I have spent the last two months in two islands in the Maldives, Thulusdhoo and Rinbudhoo. I spent my time talking to mainly women, what it was like to grow up in the islands, their everyday lives, their migration histories, their hopes for the future and their feelings around climate change and the prospect of leaving their homelands. They told me about how as children, they would spend all their free time outside, playing on the roads, collecting shells at the beach and climbing coconut trees. I learnt that they have busy everyday lives, but that these are at the same time filled with peacefulness and freedom. I saw the deep connection that they have to their islands, and heard about how beautifully, those that have moved, talk about their original islands. I imagined their futures with them, where there are more education and health facilities in the islands, allowing them to stay and see their children grow without having to go to Male. I empathised with their feelings of being forced to migrate and witnessed the conversation become one about loss. A conversation about the loss of their way of life, their homes, their white sandy beaches, their memories, their dreams, their hopes, their identity, their culture, their language and their country.

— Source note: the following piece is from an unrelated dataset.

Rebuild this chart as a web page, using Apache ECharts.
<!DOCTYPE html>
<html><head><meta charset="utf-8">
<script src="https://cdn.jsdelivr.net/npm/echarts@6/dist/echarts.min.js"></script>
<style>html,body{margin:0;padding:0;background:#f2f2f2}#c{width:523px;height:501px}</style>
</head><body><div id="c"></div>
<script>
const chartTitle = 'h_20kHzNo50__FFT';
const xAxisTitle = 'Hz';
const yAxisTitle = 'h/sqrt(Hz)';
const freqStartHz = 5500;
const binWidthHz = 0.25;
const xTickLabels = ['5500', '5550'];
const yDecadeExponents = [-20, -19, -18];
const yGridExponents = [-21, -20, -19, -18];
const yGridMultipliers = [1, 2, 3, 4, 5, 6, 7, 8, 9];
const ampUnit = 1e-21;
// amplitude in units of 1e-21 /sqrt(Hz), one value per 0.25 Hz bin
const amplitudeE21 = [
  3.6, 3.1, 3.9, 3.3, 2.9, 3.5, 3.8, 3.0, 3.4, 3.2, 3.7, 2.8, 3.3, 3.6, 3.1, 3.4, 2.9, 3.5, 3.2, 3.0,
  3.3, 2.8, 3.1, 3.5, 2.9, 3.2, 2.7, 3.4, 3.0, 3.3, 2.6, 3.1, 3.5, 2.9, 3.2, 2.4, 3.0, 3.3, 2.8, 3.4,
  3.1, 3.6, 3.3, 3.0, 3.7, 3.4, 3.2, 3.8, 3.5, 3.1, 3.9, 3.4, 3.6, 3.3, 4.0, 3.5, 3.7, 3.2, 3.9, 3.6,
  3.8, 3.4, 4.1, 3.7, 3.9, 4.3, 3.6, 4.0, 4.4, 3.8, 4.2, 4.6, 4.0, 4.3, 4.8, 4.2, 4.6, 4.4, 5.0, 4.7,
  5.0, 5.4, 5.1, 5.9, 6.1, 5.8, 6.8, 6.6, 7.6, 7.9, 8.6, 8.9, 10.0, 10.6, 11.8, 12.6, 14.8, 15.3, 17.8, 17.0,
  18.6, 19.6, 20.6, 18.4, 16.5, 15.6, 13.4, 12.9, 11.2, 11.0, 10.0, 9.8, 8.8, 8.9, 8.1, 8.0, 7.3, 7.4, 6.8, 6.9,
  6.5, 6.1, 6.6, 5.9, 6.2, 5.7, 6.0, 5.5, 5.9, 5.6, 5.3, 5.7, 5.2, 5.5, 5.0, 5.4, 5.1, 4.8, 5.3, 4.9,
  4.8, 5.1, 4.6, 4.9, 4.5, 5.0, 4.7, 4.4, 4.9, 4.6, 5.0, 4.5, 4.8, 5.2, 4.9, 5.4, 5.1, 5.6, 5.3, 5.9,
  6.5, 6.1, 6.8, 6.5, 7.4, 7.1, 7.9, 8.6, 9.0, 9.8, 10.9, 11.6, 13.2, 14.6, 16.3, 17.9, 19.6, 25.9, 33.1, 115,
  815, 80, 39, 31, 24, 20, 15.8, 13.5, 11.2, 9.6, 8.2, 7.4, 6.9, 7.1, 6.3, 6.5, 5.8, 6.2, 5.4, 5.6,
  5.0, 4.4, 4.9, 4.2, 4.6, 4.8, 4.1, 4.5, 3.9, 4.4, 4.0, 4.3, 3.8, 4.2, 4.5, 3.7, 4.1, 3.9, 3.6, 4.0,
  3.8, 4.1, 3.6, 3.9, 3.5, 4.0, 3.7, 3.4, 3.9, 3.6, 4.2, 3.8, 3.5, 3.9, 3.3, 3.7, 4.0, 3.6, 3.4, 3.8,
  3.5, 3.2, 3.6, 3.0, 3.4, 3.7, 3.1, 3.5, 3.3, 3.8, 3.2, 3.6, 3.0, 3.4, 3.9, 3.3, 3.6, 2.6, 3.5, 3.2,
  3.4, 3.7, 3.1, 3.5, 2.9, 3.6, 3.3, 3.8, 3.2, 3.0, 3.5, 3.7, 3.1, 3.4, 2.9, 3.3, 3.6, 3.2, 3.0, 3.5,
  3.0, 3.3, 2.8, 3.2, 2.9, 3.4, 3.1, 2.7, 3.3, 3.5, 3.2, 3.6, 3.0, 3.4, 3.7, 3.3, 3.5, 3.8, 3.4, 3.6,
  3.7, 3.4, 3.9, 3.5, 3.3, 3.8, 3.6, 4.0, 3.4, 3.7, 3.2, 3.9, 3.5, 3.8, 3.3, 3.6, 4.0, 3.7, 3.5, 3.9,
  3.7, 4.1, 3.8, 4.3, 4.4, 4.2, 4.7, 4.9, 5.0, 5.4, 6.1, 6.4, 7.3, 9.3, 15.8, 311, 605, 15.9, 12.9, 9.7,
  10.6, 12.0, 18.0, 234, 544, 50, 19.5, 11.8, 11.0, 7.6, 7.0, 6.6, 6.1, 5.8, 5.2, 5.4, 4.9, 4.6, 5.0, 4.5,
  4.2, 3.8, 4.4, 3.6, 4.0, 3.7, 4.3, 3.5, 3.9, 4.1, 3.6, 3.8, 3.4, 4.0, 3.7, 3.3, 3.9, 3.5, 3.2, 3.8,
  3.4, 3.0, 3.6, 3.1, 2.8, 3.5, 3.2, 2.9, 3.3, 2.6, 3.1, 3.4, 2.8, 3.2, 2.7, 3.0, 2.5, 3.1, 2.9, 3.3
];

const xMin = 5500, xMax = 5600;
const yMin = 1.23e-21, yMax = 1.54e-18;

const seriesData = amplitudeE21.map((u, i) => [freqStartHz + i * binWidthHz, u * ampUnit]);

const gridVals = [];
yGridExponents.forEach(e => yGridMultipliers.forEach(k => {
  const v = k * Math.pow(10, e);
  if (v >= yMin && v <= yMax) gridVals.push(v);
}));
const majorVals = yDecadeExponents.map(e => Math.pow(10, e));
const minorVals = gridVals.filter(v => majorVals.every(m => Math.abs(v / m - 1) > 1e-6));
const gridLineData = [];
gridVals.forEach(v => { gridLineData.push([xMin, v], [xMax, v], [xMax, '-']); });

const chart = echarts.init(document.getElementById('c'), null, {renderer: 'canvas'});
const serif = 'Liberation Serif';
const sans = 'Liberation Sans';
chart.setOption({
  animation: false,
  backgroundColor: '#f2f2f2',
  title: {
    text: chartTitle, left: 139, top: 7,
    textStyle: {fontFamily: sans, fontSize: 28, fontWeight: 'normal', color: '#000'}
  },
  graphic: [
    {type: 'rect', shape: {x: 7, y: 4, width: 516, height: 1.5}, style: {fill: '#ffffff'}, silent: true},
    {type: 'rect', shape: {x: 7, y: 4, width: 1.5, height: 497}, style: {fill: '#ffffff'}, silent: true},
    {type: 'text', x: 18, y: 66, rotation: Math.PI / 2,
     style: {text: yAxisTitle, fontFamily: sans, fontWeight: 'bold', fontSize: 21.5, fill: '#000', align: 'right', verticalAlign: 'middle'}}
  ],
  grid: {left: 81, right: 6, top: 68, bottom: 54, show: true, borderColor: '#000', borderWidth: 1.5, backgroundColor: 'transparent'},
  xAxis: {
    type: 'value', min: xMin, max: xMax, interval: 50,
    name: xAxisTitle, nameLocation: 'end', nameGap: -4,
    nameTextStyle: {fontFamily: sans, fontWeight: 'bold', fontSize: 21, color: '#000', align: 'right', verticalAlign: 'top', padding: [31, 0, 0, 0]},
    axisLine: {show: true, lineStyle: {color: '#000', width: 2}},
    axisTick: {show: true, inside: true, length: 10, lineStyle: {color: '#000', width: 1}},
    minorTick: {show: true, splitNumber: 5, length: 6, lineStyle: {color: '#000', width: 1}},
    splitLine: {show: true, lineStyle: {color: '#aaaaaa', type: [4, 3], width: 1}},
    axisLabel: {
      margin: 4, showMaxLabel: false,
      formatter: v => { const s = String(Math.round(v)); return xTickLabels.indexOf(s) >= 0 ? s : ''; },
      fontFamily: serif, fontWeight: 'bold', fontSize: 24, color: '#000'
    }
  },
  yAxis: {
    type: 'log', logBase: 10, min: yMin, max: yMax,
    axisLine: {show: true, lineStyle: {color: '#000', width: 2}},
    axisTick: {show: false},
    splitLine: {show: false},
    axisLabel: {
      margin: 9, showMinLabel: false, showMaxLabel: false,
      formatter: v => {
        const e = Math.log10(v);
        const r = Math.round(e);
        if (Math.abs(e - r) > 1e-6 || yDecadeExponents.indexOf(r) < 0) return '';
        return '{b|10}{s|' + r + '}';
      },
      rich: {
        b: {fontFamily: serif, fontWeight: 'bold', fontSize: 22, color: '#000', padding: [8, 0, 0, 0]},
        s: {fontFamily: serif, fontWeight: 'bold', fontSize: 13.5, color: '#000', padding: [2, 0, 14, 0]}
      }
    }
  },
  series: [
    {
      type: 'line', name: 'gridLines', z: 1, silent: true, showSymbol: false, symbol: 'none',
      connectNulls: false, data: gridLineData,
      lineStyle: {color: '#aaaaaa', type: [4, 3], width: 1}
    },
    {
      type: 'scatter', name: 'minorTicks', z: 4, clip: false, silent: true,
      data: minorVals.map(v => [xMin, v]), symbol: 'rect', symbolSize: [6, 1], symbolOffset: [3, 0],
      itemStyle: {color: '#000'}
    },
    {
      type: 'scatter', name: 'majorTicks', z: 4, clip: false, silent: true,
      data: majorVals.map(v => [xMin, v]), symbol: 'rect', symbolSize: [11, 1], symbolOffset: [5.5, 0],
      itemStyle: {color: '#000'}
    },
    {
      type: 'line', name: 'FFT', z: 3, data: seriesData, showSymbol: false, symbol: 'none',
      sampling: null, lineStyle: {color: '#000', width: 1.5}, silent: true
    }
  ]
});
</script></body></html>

If the inhabitability of the islands becomes threatened by climate change, migration might be the only option left but it does not seem to me that we can call it a solution. When we talk about migration today, we must empathise with those whose futures we are talking about, bring their realities and their feelings into account and understand what it is that would be lost if they have to leave their homelands behind. When we talk about justice, we must also take responsibility, acknowledge their pain and sadness and give it the recognition that it deserves.
Africa Bauza Garcia Arcicollar, PhD Scholar.